Blog

Your Education Road Map

Politics K-12®

ESSA. Congress. State chiefs. School spending. Elections. Education Week reporters keep watch on education policy and politics in the nation’s capital and in the states. Read more from this blog.

Education

Senate Education Committee Gives Bipartisan Approval to Child Care Legislation

By Alyson Klein — September 18, 2013 3 min read
  • Save to favorites
  • Print

Who says Congress can’t be bipartisan? The Senate education committee today gave swift, unanimous approval to a bill that would revise the $5.2 billion Child Care and Development Block Grant program, which hasn’t gotten a makeover since 1996.

When the program was first created, back in the 1990’s, it was seen primarily as a way to help parents enter the workforce, or get job training. This renewal, however, puts a greater emphasis on the quality of the child care programs children are entering.

“The last reauthorization of this program took place nearly 20 years ago, when child care was principally seen as a work support activity and seen only incidentally as something that could have a great impact on the development of children,” Sen. Tom Harkin, D-Iowa, the chairman of the Senate education committee, said. “Today, backed up by impressive scientific research, we know that this program can and should be much more. In addition to providing vital work support for parents, it should be a rich early-learning opportunity for children.”

And there was a lot of bipartisan back-slapping...something Congress doesn’t get to do much of these days.

“This is the way the Senate should work,"said Sen. Barbara Mikulski, D-Md., one of the primary authors of the legislation. “This bill is the result of significant bipartisan effort.”

The program, which is administered by the U.S Department of Health and Human Services, gets about $5.2 billion a year in federal funding, plus state matching funds. The money helps states provide grants to low-income parents to cover the cost of child care and after-school care, typically through a voucher that parents can use at the home-based program or child-care center of their choice.

Specifically, the measure, written by Mikulski and Sen. Richard Burr, R-N.C., would:

•Call for states to conduct background checks of employees, including checking state criminal and sex-offender registries and state-based abuse and neglect registries. Right now, just 12 states require comprehensive background checks.

•Require states to set aside more money to boost program quality—through efforts including beefing up staff training and giving parents more “consumer information” to help them compare different providers. Right now, states have to withhold 4 percent of their funds to bolster quality, but that would gradually increase to 10 percent by 2018.

•Ensure that program staff are trained in basic safety measures, like CPR.

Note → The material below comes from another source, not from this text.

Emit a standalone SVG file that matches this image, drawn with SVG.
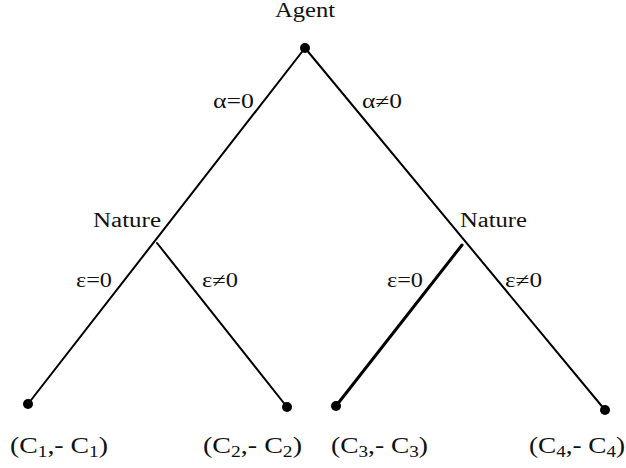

•Call for states to check to see if parents are eligible for the grants no more than once a year. That will help ensure continuity of child-care, in the event a parent changes jobs or gets a raise.

Many of those ideas are also reflected in the regulations proposed by the administration for the CCDBG program. Way more information in this story and in this awesome blog post by the New America Foundation.

So what’s in store next for CCDBG? It’s unclear when this measure will go to the floor of the Senate—the fall schedule is crowded. But Harkin, Burr, Mikulski, and Sen. Lamar Alexander, R-Tenn. , the top Republican on the committee, had a quick little confab after the markup on future action. The upshot? The GOP lawmakers and the Democrats agreed to go to their leadership and see if they could “hot-line” this bill, Harkin said in an interview.

The House education committee has yet to tackle this reauthorization—and the renewal isn’t on the top of the panel’s to do list—they are instead moving on education research legislation and a bill to renew carer and technical education programs.

And this likely isn’t going to be the last early childhood education bill on the Senate’s agenda this year. Harkin and Sen. Patty Murray, D-Wash., have said they would like to advance a bill based on President Barack Obama’s plan to offer preschool education to more low-income four years olds. So why wasn’t that bill attached to the CCDBG reauthorization? That would have killed all the bipartisan love in a hurry, Republicans say.

Harkin said he’s hoping to introduce the early child care education bill “soon"—he’s currently shopping for a Republican co-sponsor, he told me.

What about the big bill everyone in K-12 land is waiting with baited breath for: ESEA? Harkin told me he’s still hoping to bring it up this year, but acknowledged that the schedule is crowded.

I asked if the bipartisan bills the committee has approved—today’s CCDBG bill and the Workforce Investment Act—are more likely to come to the floor than ESEA because of they’ve got support on both sides of the aisle. “Probably so,” Harkin told me.